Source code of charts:
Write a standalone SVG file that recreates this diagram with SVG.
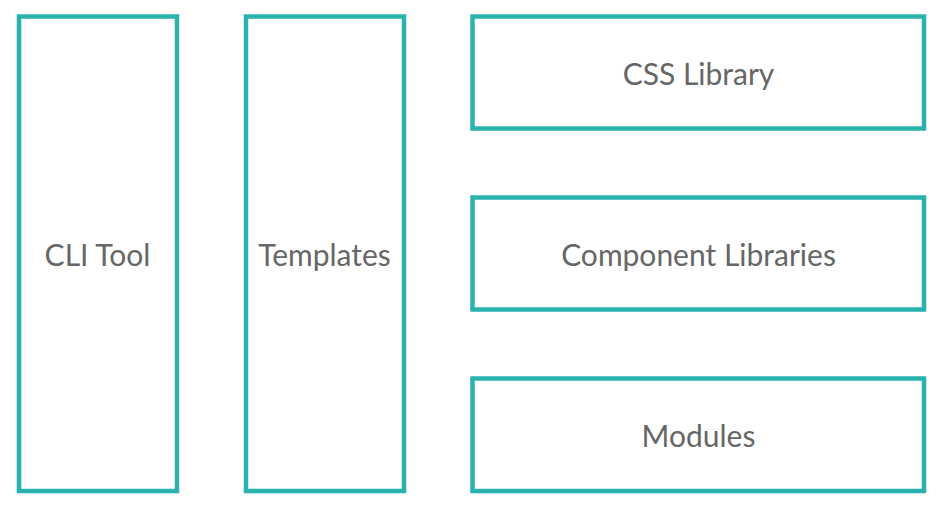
<svg xmlns="http://www.w3.org/2000/svg" width="943" height="513" viewBox="0 0 943 513">
<style>
.box{fill:#ffffff;stroke:#2ab3ae;stroke-width:4.5}
.lbl{font-family:Lato,"Noto Sans",sans-serif;font-size:30px;fill:#666666;text-anchor:middle;dominant-baseline:central}
</style>
<rect width="943" height="513" fill="#ffffff"/>
<g id="cli-tool"><rect class="box" x="19" y="16.5" width="158" height="474.5"/><text class="lbl" x="97.5" y="254">CLI Tool</text></g>
<g id="templates"><rect class="box" x="246" y="16.5" width="158" height="474.5"/><text class="lbl" x="324.5" y="254">Templates</text></g>
<g id="css-library"><rect class="box" x="472.5" y="16.5" width="451.5" height="112"/><text class="lbl" x="698.5" y="73">CSS Library</text></g>
<g id="component-libraries"><rect class="box" x="472.5" y="197.5" width="451.5" height="112"/><text class="lbl" x="698.5" y="254">Component Libraries</text></g>
<g id="modules"><rect class="box" x="472.5" y="378.5" width="451.5" height="112.5"/><text class="lbl" x="698.5" y="435">Modules</text></g>
<g id="connectors"></g>
</svg>
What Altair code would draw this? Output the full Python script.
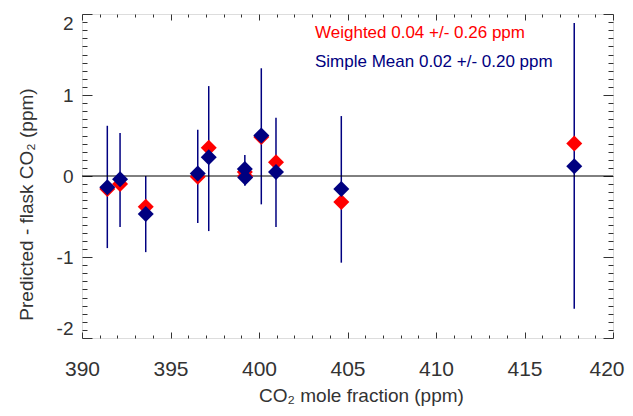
import altair as alt
import pandas as pd

# ---- data ----
co2 = [391.43, 392.15, 393.6, 396.54, 397.16, 399.2, 399.22, 400.13, 400.96, 404.65, 417.81]
simple_mean = [-0.14, -0.04, -0.47, 0.03, 0.23, 0.085, -0.02, 0.50, 0.05, -0.16, 0.12]
weighted = [-0.16, -0.10, -0.38, -0.01, 0.35, 0.05, 0.0, 0.48, 0.17, -0.32, 0.40]
err_low = [-0.89, -0.63, -0.94, -0.58, -0.68, -0.12, -0.09, -0.35, -0.63, -1.07, -1.64]
err_high = [0.62, 0.53, 0.0, 0.57, 1.11, 0.26, 0.05, 1.33, 0.72, 0.74, 1.89]

annot_weighted = ["Weighted 0.04 +/- 0.26 ppm"]
annot_simple = ["Simple Mean 0.02 +/- 0.20 ppm"]

x_major = [390, 395, 400, 405, 410, 415, 420]
x_minor = [v for v in range(390, 421) if v % 5 != 0]
y_major = [-2, -1, 0, 1, 2]
y_minor = [round(i * 0.1, 1) for i in range(-20, 21) if i % 10 != 0]

df = pd.DataFrame({"co2": co2, "simple": simple_mean, "weighted": weighted,
                   "lo": err_low, "hi": err_high})

FRAME = "#333333"
NAVY = "#000080"
RED = "#ff0000"
FONT = "Liberation Sans"

xs = alt.Scale(domain=[390, 420], nice=False, zero=False)
ys = alt.Scale(domain=[-2, 2], nice=False, zero=False)


def tick_axis(orient, values, size):
    return alt.Axis(orient=orient, values=values, tickSize=size, offset=-size,
                    labels=False, domain=False, grid=False, title="",
                    ticks=True, tickColor=FRAME, tickWidth=1)


x_main = alt.Axis(orient="bottom", values=x_major, ticks=False, domain=False, grid=False,
                  labelFontSize=21, labelColor="#333333", labelPadding=20, labelFont=FONT,
                  labelFlush=False, labelExpr="'' + datum.value",
                  labelAlign={"expr": "datum.value == 420 ? 'right' : 'center'"},
                  labelOffset={"expr": "datum.value == 420 ? 11 : 0"},
                  title="CO₂ mole fraction (ppm)", titleFontSize=19, titleFont=FONT,
                  titleFontWeight="normal", titleColor="#333333", titlePadding=7,
                  titleX=279)
y_main = alt.Axis(orient="left", values=y_major, ticks=False, domain=False, grid=False,
                  labelFontSize=19, labelColor="#333333", labelPadding=9, labelFont=FONT,
                  labelFlush=True, labelExpr="'' + datum.value",
                  title="Predicted - flask CO₂ (ppm)", titleFontSize=19, titleFont=FONT,
                  titleFontWeight="normal", titleColor="#333333", titlePadding=20,
                  titleY=190)

base = alt.Chart(df)

zero_line = alt.Chart(pd.DataFrame({"zero": [0]})).mark_rule(color="black", strokeWidth=1).encode(
    y=alt.Y("zero:Q", scale=ys, axis=None)
)

errbars = base.mark_rule(color=NAVY, strokeWidth=1.5).encode(
    x=alt.X("co2:Q", scale=xs, axis=x_main),
    y=alt.Y("lo:Q", scale=ys, axis=y_main),
    y2="hi:Q",
)

red_pts = base.mark_point(shape="diamond", filled=True, size=256, color=RED, opacity=1).encode(
    x=alt.X("co2:Q", scale=xs, axis=tick_axis("bottom", x_major, 6)),
    y=alt.Y("weighted:Q", scale=ys, axis=tick_axis("left", y_major, 10)),
)

blue_pts = base.mark_point(shape="diamond", filled=True, size=256, color=NAVY, opacity=1).encode(
    x=alt.X("co2:Q", scale=xs, axis=tick_axis("bottom", x_minor, 3)),
    y=alt.Y("simple:Q", scale=ys, axis=tick_axis("left", y_minor, 5)),
)

ghost1 = base.mark_point(opacity=0).encode(
    x=alt.X("co2:Q", scale=xs, axis=tick_axis("top", x_major, 6)),
    y=alt.Y("simple:Q", scale=ys, axis=tick_axis("right", y_major, 10)),
)
ghost2 = base.mark_point(opacity=0).encode(
    x=alt.X("co2:Q", scale=xs, axis=tick_axis("top", x_minor, 3)),
    y=alt.Y("simple:Q", scale=ys, axis=tick_axis("right", y_minor, 5)),
)

txt_w = alt.Chart(pd.DataFrame({"t": annot_weighted})).mark_text(
    align="left", baseline="middle", fontSize=17, font=FONT, color=RED
).encode(x=alt.value(233), y=alt.value(19), text="t:N")

txt_s = alt.Chart(pd.DataFrame({"t": annot_simple})).mark_text(
    align="left", baseline="middle", fontSize=17, font=FONT, color=NAVY
).encode(x=alt.value(233), y=alt.value(48), text="t:N")

chart = alt.layer(
    errbars, zero_line, red_pts, blue_pts, ghost1, ghost2, txt_w, txt_s
).resolve_axis(x="independent", y="independent").properties(
    width=531, height=324,
    autosize=alt.AutoSizeParams(type="none"),
    padding={"left": 74, "top": 6, "right": 12, "bottom": 70},
).configure_view(stroke=FRAME, strokeWidth=1).configure(background="white")

chart.save("out.html", embed_options={"renderer": "svg", "actions": False})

Stated exercise:
Repeat exactly the part that opens with the line containing "What Altair code" and closes with the line containing "import pandas as pd". Include both end lines, and drop the pictures.

Complete output:
What Altair code would draw this? Output the full Python script.
import altair as alt
import pandas as pd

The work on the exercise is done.